> _Recorded data_

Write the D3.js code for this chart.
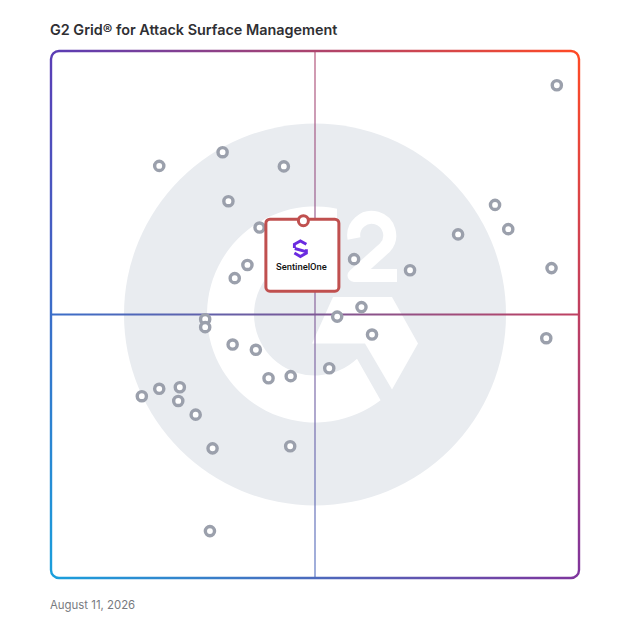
<!DOCTYPE html>
<html>
<head>
<meta charset="utf-8">
<script src="https://cdn.jsdelivr.net/npm/d3@7"></script>
<style>
  body { margin: 0; background: #fff; }
  svg { display: block; }
</style>
</head>
<body>
<div id="grid"></div>
<script>
// satisfaction (x) and market presence (y), 0-100
const satisfaction = [95.8, 20.5, 32.5, 44.1, 33.6, 84.1, 77.1, 86.6, 39.5, 37.2, 34.8,
  57.4, 68.0, 94.8, 58.8, 54.2, 29.2, 29.2, 60.8, 93.8, 34.4, 38.8, 52.7, 45.4, 41.2,
  17.2, 20.5, 24.4, 24.1, 27.4, 30.6, 45.3, 30.1];
const marketPresence = [93.5, 78.2, 80.8, 78.1, 71.5, 70.8, 65.2, 66.2, 66.5, 59.4, 56.9,
  60.5, 58.4, 58.8, 51.4, 49.6, 49.1, 47.6, 46.2, 45.5, 44.3, 43.3, 39.8, 38.3, 37.9,
  34.5, 35.9, 36.2, 33.6, 31.0, 24.6, 25.0, 8.9];
const highlightName = "SentinelOne";
const highlightSatisfaction = 47.8;
const highlightPresence = 67.8;

const title = "G2 Grid\u00ae for Attack Surface Management";
const dateLabel = "August 11, 2026";

drawGrid();

function drawGrid() {
  const W = 628, H = 628;
  const svg = d3.select("#grid").append("svg")
    .attr("width", W).attr("height", H);

  const x = d3.scaleLinear().domain([0, 100]).range([51, 579]);
  const y = d3.scaleLinear().domain([0, 100]).range([578, 51]);
  const cx = x(50), cy = y(50);

  // corner colours of the frame
  const cTL = "#5a3db5", cTR = "#ff4a25", cBL = "#1a9fdc", cBR = "#7f359d";
  const mix = d3.interpolateRgb;

  svg.append("text")
    .attr("x", 50).attr("y", 35)
    .text(title)
    .style("font-family", "Inter, 'Noto Sans', sans-serif")
    .style("font-weight", 600)
    .style("font-size", "14.4px")
    .style("fill", "#2f2f33");

  svg.append("text")
    .attr("x", 50).attr("y", 609)
    .text(dateLabel)
    .style("font-family", "Inter, 'Noto Sans', sans-serif")
    .style("font-size", "11.4px")
    .style("fill", "#777a80");

  // G2 watermark
  const bg = svg.append("g");
  bg.append("circle").attr("cx", cx).attr("cy", cy).attr("r", 191)
    .style("fill", "#e9ecf0");

  const rO = 108, rI = 61;
  const cutX = cx + 22;
  const topO = [cutX, cy - Math.sqrt(rO * rO - 22 * 22)];
  const topI = [cutX, cy - Math.sqrt(rI * rI - 22 * 22)];
  const aO = 52.6 * Math.PI / 180, aI = 46.5 * Math.PI / 180;
  const botO = [cx + rO * Math.cos(aO), cy + rO * Math.sin(aO)];
  const botI = [cx + rI * Math.cos(aI), cy + rI * Math.sin(aI)];
  bg.append("path")
    .attr("d", `M${topO} A${rO},${rO} 0 1 0 ${botO} L${botI} A${rI},${rI} 0 1 1 ${topI} Z`)
    .style("fill", "#fff");

  // crossbar / arrow of the G
  const bar = [[cx + 18, cy - 17.5], [cx + 77, cy - 17.5], [cx + 103, cy + 29],
    [cx + 77, cy + 75], [cx + 50, cy + 29], [cx - 3, cy + 29]];
  bg.append("polygon").attr("points", bar.map(p => p.join(",")).join(" "))
    .style("fill", "#fff");

  // the "2"
  bg.append("path")
    .attr("d", `M${cx + 39},${cy - 76} A18,18 0 1 1 ${cx + 70},${cy - 67} L${cx + 39},${cy - 39} H${cx + 82}`)
    .style("fill", "none").style("stroke", "#fff")
    .style("stroke-width", 13).style("stroke-linejoin", "round");

  // gradient frame
  const defs = svg.append("defs");
  function grad(id, x1, y1, x2, y2, c1, c2) {
    const g = defs.append("linearGradient").attr("id", id)
      .attr("gradientUnits", "userSpaceOnUse")
      .attr("x1", x1).attr("y1", y1).attr("x2", x2).attr("y2", y2);
    g.append("stop").attr("offset", 0).attr("stop-color", c1);
    g.append("stop").attr("offset", 1).attr("stop-color", c2);
  }
  const x0 = x(0), x1 = x(100), y0 = y(100), y1 = y(0), r = 8;
  grad("gTop", x0, 0, x1, 0, cTL, cTR);
  grad("gBot", x0, 0, x1, 0, cBL, cBR);
  grad("gLeft", 0, y0, 0, y1, cTL, cBL);
  grad("gRight", 0, y0, 0, y1, cTR, cBR);
  grad("gH", x0, 0, x1, 0, mix(cTL, cBL)(0.5), mix(cTR, cBR)(0.5));
  grad("gV", 0, y0, 0, y1, mix(cTL, cTR)(0.5), mix(cBL, cBR)(0.5));

  const frame = svg.append("g").style("fill", "none").style("stroke-width", 2.4);
  frame.append("line").attr("x1", cx).attr("x2", cx).attr("y1", y0).attr("y2", y1)
    .style("stroke", "url(#gV)").style("stroke-width", 1.8).style("opacity", 0.6);
  frame.append("line").attr("x1", x0).attr("x2", x1).attr("y1", cy).attr("y2", cy)
    .style("stroke", "url(#gH)").style("stroke-width", 2);
  frame.append("path")
    .attr("d", `M${x0},${y0 + r} A${r},${r} 0 0 1 ${x0 + r},${y0} H${x1 - r} A${r},${r} 0 0 1 ${x1},${y0 + r}`)
    .style("stroke", "url(#gTop)");
  frame.append("path")
    .attr("d", `M${x0},${y1 - r} A${r},${r} 0 0 0 ${x0 + r},${y1} H${x1 - r} A${r},${r} 0 0 0 ${x1},${y1 - r}`)
    .style("stroke", "url(#gBot)");
  frame.append("path")
    .attr("d", `M${x0},${y0 + r} V${y1 - r}`).style("stroke", "url(#gLeft)");
  frame.append("path")
    .attr("d", `M${x1},${y0 + r} V${y1 - r}`).style("stroke", "url(#gRight)");

  // vendors
  const data = satisfaction.map((s, i) => ({ s: s, m: marketPresence[i] }));
  svg.append("g").selectAll("circle")
    .data(data)
    .join("circle")
    .attr("cx", d => x(d.s))
    .attr("cy", d => y(d.m))
    .attr("r", 4.6)
    .style("fill", "#fff")
    .style("stroke", "#9ba0ac")
    .style("stroke-width", 3.4);

  // highlighted vendor card
  const hx = x(highlightSatisfaction), hy = y(highlightPresence);
  const card = svg.append("g").attr("transform", `translate(${hx},${hy})`);
  card.append("rect")
    .attr("x", -37.5).attr("y", -1.5).attr("width", 73).attr("height", 72)
    .attr("rx", 4)
    .style("fill", "#fff").style("stroke", "#c0504f").style("stroke-width", 3);
  const logo = card.append("g").attr("transform", "translate(-3,28)")
    .style("fill", "none").style("stroke", "#6a2be0").style("stroke-width", 2.9)
    .style("stroke-linejoin", "miter");
  logo.append("path").attr("d", "M-6,-0.6 V-4.4 L0,-7.8 L6,-4.4");
  logo.append("path").attr("d", "M-5.6,-0.2 L5.6,3");
  logo.append("path").attr("d", "M-6,4.4 L0,7.8 L6,4.4 V0.6");
  card.append("text")
    .attr("x", -2).attr("y", 49.5)
    .attr("text-anchor", "middle")
    .text(highlightName)
    .style("font-family", "Roboto, 'Noto Sans', sans-serif")
    .style("font-weight", 500)
    .style("font-size", "9.4px")
    .style("fill", "#111");
  card.append("circle")
    .attr("cx", 0).attr("cy", 0).attr("r", 5)
    .style("fill", "#fff").style("stroke", "#c0504f").style("stroke-width", 3);
}
</script>
</body>
</html>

> _Work to do_
Take the lines from the start of the material to the line with "const mix = d3.interpolateRgb;", both included, and transcribe them exactly without the pictures.

> _Task response_
Write the D3.js code for this chart.
<!DOCTYPE html>
<html>
<head>
<meta charset="utf-8">
<script src="https://cdn.jsdelivr.net/npm/d3@7"></script>
<style>
  body { margin: 0; background: #fff; }
  svg { display: block; }
</style>
</head>
<body>
<div id="grid"></div>
<script>
// satisfaction (x) and market presence (y), 0-100
const satisfaction = [95.8, 20.5, 32.5, 44.1, 33.6, 84.1, 77.1, 86.6, 39.5, 37.2, 34.8,
  57.4, 68.0, 94.8, 58.8, 54.2, 29.2, 29.2, 60.8, 93.8, 34.4, 38.8, 52.7, 45.4, 41.2,
  17.2, 20.5, 24.4, 24.1, 27.4, 30.6, 45.3, 30.1];
const marketPresence = [93.5, 78.2, 80.8, 78.1, 71.5, 70.8, 65.2, 66.2, 66.5, 59.4, 56.9,
  60.5, 58.4, 58.8, 51.4, 49.6, 49.1, 47.6, 46.2, 45.5, 44.3, 43.3, 39.8, 38.3, 37.9,
  34.5, 35.9, 36.2, 33.6, 31.0, 24.6, 25.0, 8.9];
const highlightName = "SentinelOne";
const highlightSatisfaction = 47.8;
const highlightPresence = 67.8;

const title = "G2 Grid\u00ae for Attack Surface Management";
const dateLabel = "August 11, 2026";

drawGrid();

function drawGrid() {
  const W = 628, H = 628;
  const svg = d3.select("#grid").append("svg")
    .attr("width", W).attr("height", H);

  const x = d3.scaleLinear().domain([0, 100]).range([51, 579]);
  const y = d3.scaleLinear().domain([0, 100]).range([578, 51]);
  const cx = x(50), cy = y(50);

  // corner colours of the frame
  const cTL = "#5a3db5", cTR = "#ff4a25", cBL = "#1a9fdc", cBR = "#7f359d";
  const mix = d3.interpolateRgb;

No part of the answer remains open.